Nous n’avons rien à voir avec la CPC, et nous n’avons rien avoir avec ce qui se passe en RCA. Au contraire, nous sommes victimes de ce qui se passe là-bas. Nous avons non seulement enregistré le retour d’une centaine de milliers de Tchadiens qui ont fui la RCA, mais nous avons aussi enregistré l’arrivée de 150.000-200.000 réfugiés centrafricains que le Tchad abrite aujourd’hui. De plus, en mai dernier, nous avons été attaqués par des hommes lourdement armés, y compris avec des blindés, à l’intérieur de nos frontières. Ce qui veut dire que nous n’avons pas provoqué l’escalade des tensions. Nous faisons tout ce que nous pouvons pour que la paix soit sauvegardée au Tchad et dans les sous-régions.
Pour maintenir la paix, nous avons créé une force conjointe avec le Soudan pour sécuriser les frontières et éviter que des hommes armés ne circulent de part et d’autre et puissent créer des tensions dans nos États. Nous travaillions aussi avec les Libyens pour voir comment nous pouvons sécuriser ensemble les frontières. Nous faisons la même chose avec les pays du bassin du Lac Tchad: le Niger, le Cameroun et le Nigeria, dans le cadre de la force multinationale mixte pour lutter non seulement contre la menace terroriste, mais aussi contre les trafics criminels en tout genre qui s’opèrent notamment près de nos frontières."
Sputnik: Quelle sera la date du dialogue national attendu pour la fin du mois? Y aura-t-il un médiateur, comme la France par exemple?
Mahamat Cherif Zene: "Je suis chaque fois surpris qu’on fasse allusion à la France alors que la France n’a rien avoir dans ce processus. C’est un processus national, et comme je l’ai dit, il est conduit par le gouvernement de transition qui est dirigé par le Premier ministre. Ce processus est conduit de façon inclusive et transparente. Le gouvernement ne dicte pas quand le dialogue aura lieu. Ce sont les deux comités qui décident.
D’après
la feuille de route sur la transition, il est prévu que le dialogue national inclusif se tienne en fin décembre, début janvier au plus tard. Mais beaucoup d’acteurs politiques ont estimé qu’il ne sert à rien d’avoir un dialogue sans la participation de l’opposition armée. Effectivement, pour permettre à cette dernière de participer, il faudrait d’abord qu’il y ait un prédialogue avec le comité chargé de la participation de ces groupes politico-militaires dans un pays étranger. Donc l’aboutissement de cette démarche risque effectivement de connaître une petite incidence en termes de temps sur la tenue du dialogue.

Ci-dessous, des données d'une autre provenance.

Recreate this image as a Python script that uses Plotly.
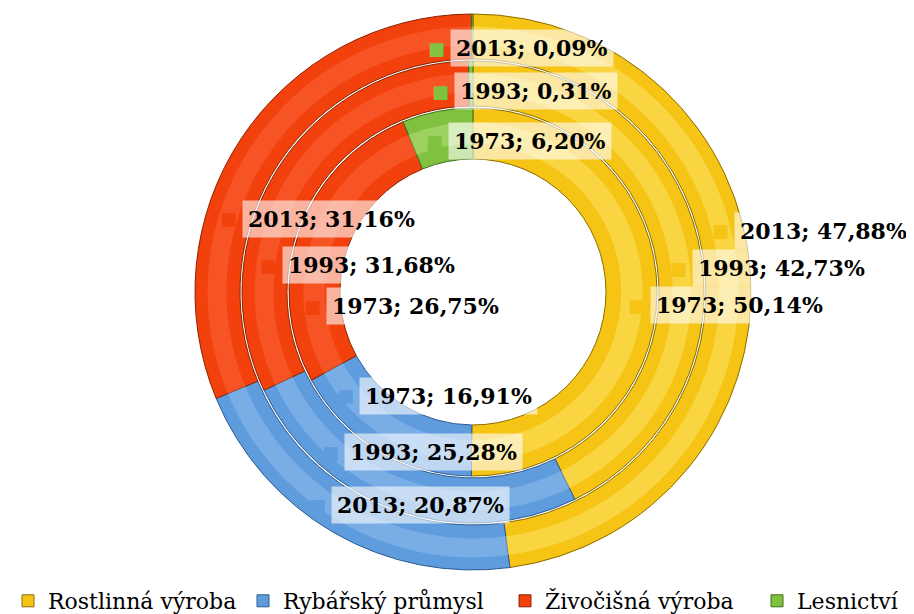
import plotly.graph_objects as go

# Data
categories = ['Rostlinná výroba', 'Rybářský průmysl', 'Živočišná výroba', 'Lesnictví']
years = ['2013', '1993', '1973']
values_2013 = [47.88, 20.87, 31.16, 0.09]
values_1993 = [42.73, 25.28, 31.68, 0.31]
values_1973 = [50.14, 16.91, 26.75, 6.20]
values_by_year = [values_2013, values_1993, values_1973]

# Styles
colors = ['#F5C415', '#5F9CDD', '#F3410D', '#80C13F']
edge_colors = ['#8A6C00', '#2C5A90', '#8A2200', '#3E6E18']
light_colors = ['rgba(255,236,120,0.45)', 'rgba(170,205,245,0.35)', 'rgba(255,130,90,0.3)', 'rgba(200,235,150,0.4)']

W, H = 914, 614
PAGE = 8  # default body margin of the html page; positions below are page pixels
CX, CY = 473, 292
# outer / inner radius (px) of each ring: 2013 outside, 1973 inside
ring_radii = [(278, 233), (231, 186), (184, 133)]

# label placement (category index, year index, marker x px, y px)
label_spots = [
    (3, 0, 436, 48), (3, 1, 440, 91), (3, 2, 434, 141),
    (0, 0, 720, 231), (0, 1, 678, 268), (0, 2, 636, 305),
    (2, 0, 228, 219), (2, 1, 268, 265), (2, 2, 312, 306),
    (1, 2, 345, 396), (1, 1, 330, 452), (1, 0, 317, 505),
]
# legend marker x positions (page px)
legend_x = [27, 262, 524, 776]


def px_x(x):
    return (x - PAGE) / W


def px_y(y):
    return 1 - (y - PAGE) / H


def domain(r):
    return dict(x=[px_x(CX - r), px_x(CX + r)], y=[px_y(CY + r), px_y(CY - r)])


fig = go.Figure()
for k, (vals, (r_out, r_in)) in enumerate(zip(values_by_year, ring_radii)):
    fig.add_trace(go.Pie(
        labels=categories, values=vals, name=years[k],
        domain=domain(r_out), hole=r_in / r_out,
        sort=False, direction='clockwise', rotation=0,
        marker=dict(colors=colors, line=dict(color=edge_colors, width=1)),
        textinfo='none', showlegend=False,
    ))
    # lighter band in the middle of each ring for a bevelled look
    t = r_out - r_in
    h_out, h_in = r_out - 0.28 * t, r_in + 0.3 * t
    fig.add_trace(go.Pie(
        labels=categories, values=vals, name=years[k],
        domain=domain(h_out), hole=h_in / h_out,
        sort=False, direction='clockwise', rotation=0,
        marker=dict(colors=light_colors, line=dict(width=0)),
        textinfo='none', showlegend=False, hoverinfo='skip',
    ))

# legend entries, one legend per category so they can be spread like the original
legend_font = dict(family='DejaVu Serif', size=22, color='black')
legends = {}
for i, cat in enumerate(categories):
    key = 'legend' if i == 0 else f'legend{i + 1}'
    fig.add_trace(go.Scatter(
        x=[None], y=[None], mode='markers', name=cat, legend=key,
        marker=dict(symbol='square', size=12, color=colors[i], line=dict(color=edge_colors[i], width=1)),
    ))
    legends[key] = dict(
        orientation='h', x=max(px_x(legend_x[i] - 19), 0), y=0,
        xanchor='left', yanchor='bottom', font=legend_font, bgcolor='rgba(0,0,0,0)',
    )

annotations = []
for ci, yi, mx, my in label_spots:
    v = values_by_year[yi][ci]
    txt = f"{years[yi]}; {v:.2f}%".replace('.', ',')
    # small key square, then the value in a translucent box
    annotations.append(dict(
        x=px_x(mx), y=px_y(my), xref='paper', yref='paper',
        text='■', showarrow=False, xanchor='center', yanchor='middle',
        font=dict(family='DejaVu Sans', size=18, color=colors[ci]),
    ))
    annotations.append(dict(
        x=px_x(mx + 14), y=px_y(my), xref='paper', yref='paper',
        text=txt, showarrow=False, xanchor='left', yanchor='middle',
        font=dict(family='DejaVu Serif', size=22, color='black', weight='bold'),
        bgcolor='rgba(255,255,255,0.6)', borderpad=5,
    ))

fig.update_layout(
    width=W, height=H,
    margin=dict(l=0, r=0, t=0, b=0),
    paper_bgcolor='white', plot_bgcolor='white',
    xaxis=dict(visible=False), yaxis=dict(visible=False),
    annotations=annotations,
    **legends,
)

fig.write_html("out.html")
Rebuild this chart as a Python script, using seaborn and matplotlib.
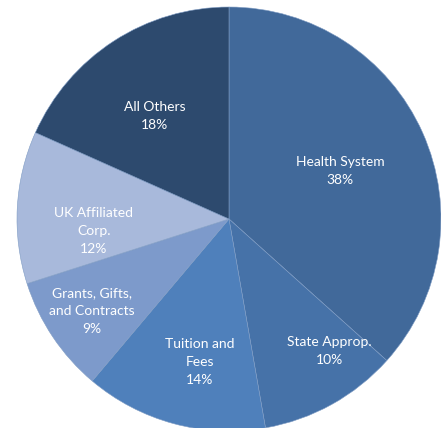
import numpy as np
import matplotlib.pyplot as plt
import seaborn as sns

labels = ["Health System", "State Approp.", "Tuition and\nFees", "Grants, Gifts,\nand Contracts",
          "UK Affiliated\nCorp.", "All Others"]
# wedge sizes as drawn in the picture (%), and the percentages printed on it
shares = [36.6, 10.6, 13.9, 8.9, 11.6, 18.3]
printed = [38, 10, 14, 9, 12, 18]
colors = ["#41699a", "#4672a8", "#4f80bb", "#7d9acb", "#a8b9db", "#2d4a6e"]

sns.set_style("white")
plt.rcParams["font.family"] = ["Lato", "DejaVu Sans"]

fig = plt.figure(figsize=(4.41, 4.28), dpi=100)
ax = fig.add_axes([0, 0, 1, 1])

R = 212.0
cx, cy = 229.0, 219.0
wedges, _ = ax.pie(shares, colors=colors, startangle=90, counterclock=False, radius=1,
                   wedgeprops=dict(edgecolor="#7f9cc4", linewidth=0.4))

# label placement per wedge: distance (fraction of radius), angle nudge (deg)
dists = [0.57, 0.78, 0.69, 0.78, 0.64, 0.60]
nudge = [-0.8, 8.3, 3.7, 0.0, 8.2, 2.8]
for w, lab, p, d, n in zip(wedges, labels, printed, dists, nudge):
    ang = np.deg2rad((w.theta1 + w.theta2) / 2 + n)
    ax.text(d * np.cos(ang), d * np.sin(ang), f"{lab}\n{p}%", ha="center", va="center",
            color="white", fontsize=10, linespacing=1.6)

ax.set_xlim(-cx / R, (441 - cx) / R)
ax.set_ylim(-(428 - cy) / R, cy / R)
ax.set_aspect("equal")
ax.axis("off")
fig.savefig("out.png", dpi=100)
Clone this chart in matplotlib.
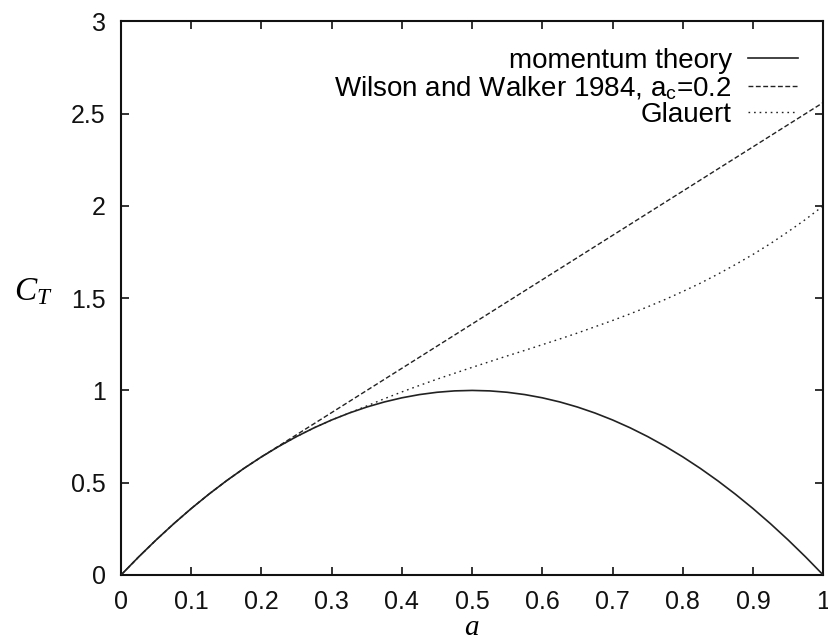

Au début, nous pensions pouvoir faire comme au Soudan: un processus politique interne avec les acteurs politiques non armés d’un côté, et puis un autre processus parallèle avec les groupes politico-militaires; et au fur et à mesure que ceux-ci signent des accords de paix et qu’ils se joignent au dialogue. Mais d’autres ont considéré que ce n’était pas une bonne chose, surtout les partis d’opposition civils. Tous ont jugé qu’il fallait avoir un seul dialogue inclusif. Donc il faut d’abord convaincre ceux qui sont armés de déposer les armes et de se joindre au reste.
Cela peut amener les deux comités à travailler ensemble: celui chargé de la participation des groupes politico-militaires et celui chargé du dialogue national inclusif qui s’occupe notamment de l’intérieur du pays et de la diaspora, c’est-à-dire des opposants non armés.
Toutefois nous estimons que les délais prévus par la transition seront plus ou moins respectés, même si c’est avec un léger retard d’un mois ou deux. Lors du démarrage du dialogue, nous ferons en sorte que les échéances prévues soient respectées.
Mais le respect de ces délais ne dépend pas que du gouvernement, car pour organiser des élections, pour organiser un dialogue national, pour organiser un processus de mise en place d’une nouvelle constitution, il faut des moyens. Et ces moyens, le Tchad ne peut les mobiliser seul. Les montants sont gigantesques. La feuille de route dans tous ces volets, y compris de DDP (démobilisation, désarmement et réinsertion de ceux qui font partie de l’opposition armée), à 1,3 milliard de dollars, le tout dans le contexte de la pandémie et en considérant l’effort sécuritaire que le Tchad fait. D’ailleurs, le pays consacre à ce dernier 32% de son budget pour sécuriser ses frontières mais aussi pour participer à l’effort de lutte contre le terrorisme dans le bassin du Lac Tchad et dans
la zone des trois frontières dans le cadre du G5-Sahel.
Nous espérons donc que la communauté internationale va nous accompagner et nous aider à avoir les ressources attendues pour que les élections se tiennent dans les délais. Et si nous n’avons pas les moyens, et que les élections ne se tiennent pas dans les temps, je ne pense pas qu’ils nous accuseront de mauvaise foi.
Toutes les dispositions ont été prises pour qu’elles se tiennent dans les délais prévus. Le gouvernement y travaille, pour l’heure uniquement avec le budget de l’État, mais il attend néanmoins au moins une partie de l’enveloppe prévue de la part de la communauté internationale.